HUD officials expect more money will be funneled into programs that partner with religious groups because such programs have strong track records. They also say that a larger portion of government-sponsored public housing will be patterned after religious-run housing - becoming smaller in scale, offering more services, and trying to be better integrated into the existing community.

But inherent differences will keep government-run housing from completely duplicating religious-run projects, housing officials say. "For churches, it is not their mandate to house 10 percent of the population," says Maxine Griffith, the US housing secretary's representative in New York and New Jersey. "Their mandate is to rebuild a community."

Religious organizations first became involved in housing in the 1970s, often when members of their churches or synagogues began moving out of the neighborhood because rents were rising too high or crime was too prevalent.

At that time, only the largest church-based organizations could afford to take out their own loans or take on the entanglement of government grants that might be available to them.

HUD's religious outreach

Then, two years ago HUD Secretary Cisneros created the Religious Organizations Initiative within his department. In 1996, HUD began taking workshops on the road to explain the nuts and bolts of how any church can form a nonprofit organization and apply for federal grants to house the elderly, homeless, poor, and disabled.

HUD does not document how many faith-based organizations receive grants from the government, but Art Agnos, HUD director of special projects, says, "Absolutely, it's growing." Last year, HUD for the first time began tracking religious groups' participation in housing the homeless and people in transition from homelessness. The groups accounted for 12 percent of the money granted to such programs.

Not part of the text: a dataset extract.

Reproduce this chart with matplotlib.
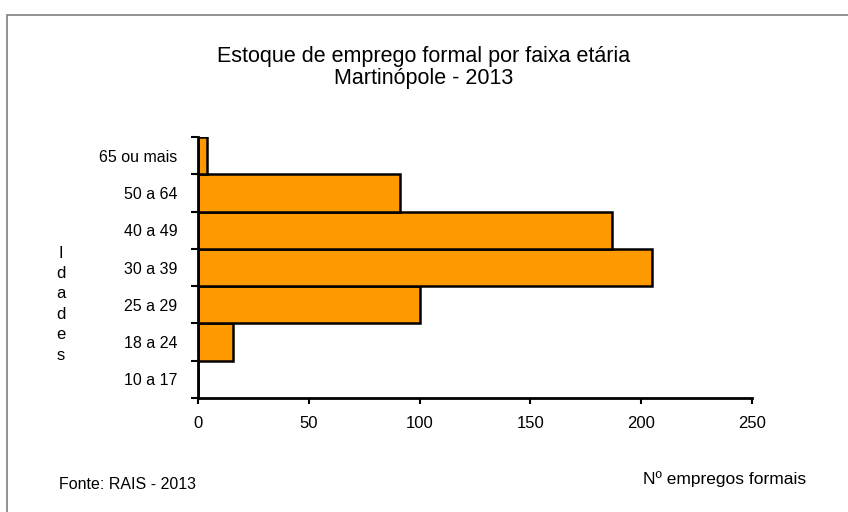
import matplotlib.pyplot as plt
from matplotlib.patches import Rectangle
import numpy as np

plt.rcParams['font.family'] = ['Liberation Sans', 'DejaVu Sans']

# faixas etarias (de baixo para cima) e numero de empregos
faixas = ['10 a 17', '18 a 24', '25 a 29', '30 a 39', '40 a 49', '50 a 64', '65 ou mais']
empregos = [0, 16, 100, 205, 187, 91, 4]
xticks = [0, 50, 100, 150, 200, 250]

fig = plt.figure(figsize=(8.48, 5.12), dpi=100)
# moldura cinza (so borda esquerda e superior aparecem)
fig.patches.append(Rectangle((7/848, -0.1), 1.2, 1 - 15/512 + 0.1, transform=fig.transFigure,
                             fill=False, edgecolor='#808080', linewidth=1.2))

ax = fig.add_axes([198/848, 1 - 398/512, 554/848, 261/512])
pos = np.arange(len(faixas))
ax.barh(pos, empregos, height=1.0, color='#FF9900', edgecolor='black', linewidth=1.8)

ax.set_xlim(0, 250)
ax.set_ylim(-0.5, len(faixas) - 0.5)
ax.set_xticks(xticks)
ax.set_xticklabels([str(v) for v in xticks], fontsize=12)
ax.set_yticks(pos)
ax.set_yticklabels(faixas, fontsize=11.5)
ax.set_yticks(np.arange(len(faixas) + 1) - 0.5, minor=True)
ax.tick_params(axis='y', which='major', length=0, pad=15)
ax.tick_params(axis='y', which='minor', length=5, width=1.5, direction='out')
ax.tick_params(axis='x', length=4, width=1.5, pad=9)

for s in ['top', 'right']:
    ax.spines[s].set_visible(False)
for s in ['left', 'bottom']:
    ax.spines[s].set_linewidth(2)

fig.text(0.5, 1 - 62/512, 'Estoque de emprego formal por faixa etária', ha='center', va='baseline', fontsize=15.5)
fig.text(0.5, 1 - 84/512, 'Martinópole - 2013', ha='center', va='baseline', fontsize=15.5)

fig.text(61/848, 1 - 304/512, 'I\nd\na\nd\ne\ns', ha='center', va='center', fontsize=12, linespacing=1.45)
fig.text(725/848, 1 - 484/512, 'Nº empregos formais', ha='center', va='baseline', fontsize=12.5)
fig.text(59/848, 1 - 489/512, 'Fonte: RAIS - 2013', ha='left', va='baseline', fontsize=11.5)

fig.savefig('out.png', dpi=100)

The way religious organizations get involved in housing is still complicated. The most sophisticated groups weave together a patchwork of city, state, and federal aid. Many absorb property that belongs to the church and use grant money to build or rebuild on that land. Some purchase sites, and the grant money pays the mortgage. Under a different grant, organizations can qualify for rent subsidies.

Harlem's housing saviour

The Canaan Baptist Church in Harlem runs 16 buildings of low-income housing. They've netted city and state grants, as well as federal rent subsidies and grants used to take over building mortgages for a limited time. They've built housing for the homeless, disabled, elderly, and low-income.

"The reason we started was because the housing stock was just falling apart," says Canaan housing director Shirley Claiborne.

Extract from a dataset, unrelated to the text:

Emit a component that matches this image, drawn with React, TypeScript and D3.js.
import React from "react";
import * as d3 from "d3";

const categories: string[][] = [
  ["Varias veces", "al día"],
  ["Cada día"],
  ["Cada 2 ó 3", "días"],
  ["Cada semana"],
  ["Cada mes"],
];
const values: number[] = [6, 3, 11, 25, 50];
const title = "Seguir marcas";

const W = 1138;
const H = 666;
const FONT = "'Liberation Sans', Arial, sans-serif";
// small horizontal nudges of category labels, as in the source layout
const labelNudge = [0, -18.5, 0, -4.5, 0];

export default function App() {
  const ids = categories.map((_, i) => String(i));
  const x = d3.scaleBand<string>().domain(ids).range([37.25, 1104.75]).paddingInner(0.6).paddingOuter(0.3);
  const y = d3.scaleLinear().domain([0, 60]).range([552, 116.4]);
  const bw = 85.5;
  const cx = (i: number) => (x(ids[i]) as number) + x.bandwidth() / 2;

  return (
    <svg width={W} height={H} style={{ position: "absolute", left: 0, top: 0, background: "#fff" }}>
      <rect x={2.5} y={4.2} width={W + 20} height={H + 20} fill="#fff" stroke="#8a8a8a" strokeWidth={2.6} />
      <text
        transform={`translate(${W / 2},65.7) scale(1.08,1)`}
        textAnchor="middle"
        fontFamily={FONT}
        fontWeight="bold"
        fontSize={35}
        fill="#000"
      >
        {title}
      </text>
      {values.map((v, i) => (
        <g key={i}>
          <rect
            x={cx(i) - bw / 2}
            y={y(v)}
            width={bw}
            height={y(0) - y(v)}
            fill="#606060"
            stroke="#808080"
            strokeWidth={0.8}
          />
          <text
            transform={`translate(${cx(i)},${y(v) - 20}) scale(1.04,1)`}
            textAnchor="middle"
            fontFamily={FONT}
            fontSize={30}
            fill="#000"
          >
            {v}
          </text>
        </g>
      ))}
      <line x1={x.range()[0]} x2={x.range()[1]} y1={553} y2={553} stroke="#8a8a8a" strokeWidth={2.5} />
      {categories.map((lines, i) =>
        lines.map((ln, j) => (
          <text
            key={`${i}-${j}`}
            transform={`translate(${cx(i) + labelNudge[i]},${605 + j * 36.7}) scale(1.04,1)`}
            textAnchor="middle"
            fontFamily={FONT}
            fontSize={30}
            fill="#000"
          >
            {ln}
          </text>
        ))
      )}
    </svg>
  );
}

But Canaan's recent decisions reflect the problems that threaten even these successful church-HUD programs. After opening new housing units every several years for last two decades, Canaan's next project is a primary health-care facility. Why the switch? There is a need, Ms. Claiborne says. But there is also available funding from the state.

The 1997 federal housing budget provided for no additional rent subsidies for private landlords, nonprofit groups, or religious organizations. So, while federal grants may be available to religious organizations to build new housing, there is no new money from HUD to match the rent that low-income residents can pay. Without that money, Claiborne says, churches cannot afford to build new housing.

Yet housing experts say there's a dire need for new, low-income apartments.

HUD figures show that 5.3 million households of very low-income renters pay more than half their earnings for housing. "Very low income" is defined by the federal government as households that live on less than half the median income of the city or town where they are located. The number of these worst-case households grew by 1.1 million between 1978 and 1993. At the same time, HUD's budget has been cut from $25.7 billion in 1995 to $19.4 billion for 1997.

In the meantime, the larger religious organizations will keep pushing for the financial support they need from the government. Smaller churches will expand the movement. And Geraldine Fowler and the 199 other residents of the Bishop Boardman Apartments in Brooklyn will continue to enjoy the warmth and care they receive there.

"It has been very nice," says Ms. Fowler of her 10 years at the Bishop Boardman. "Everybody here has been so lovely."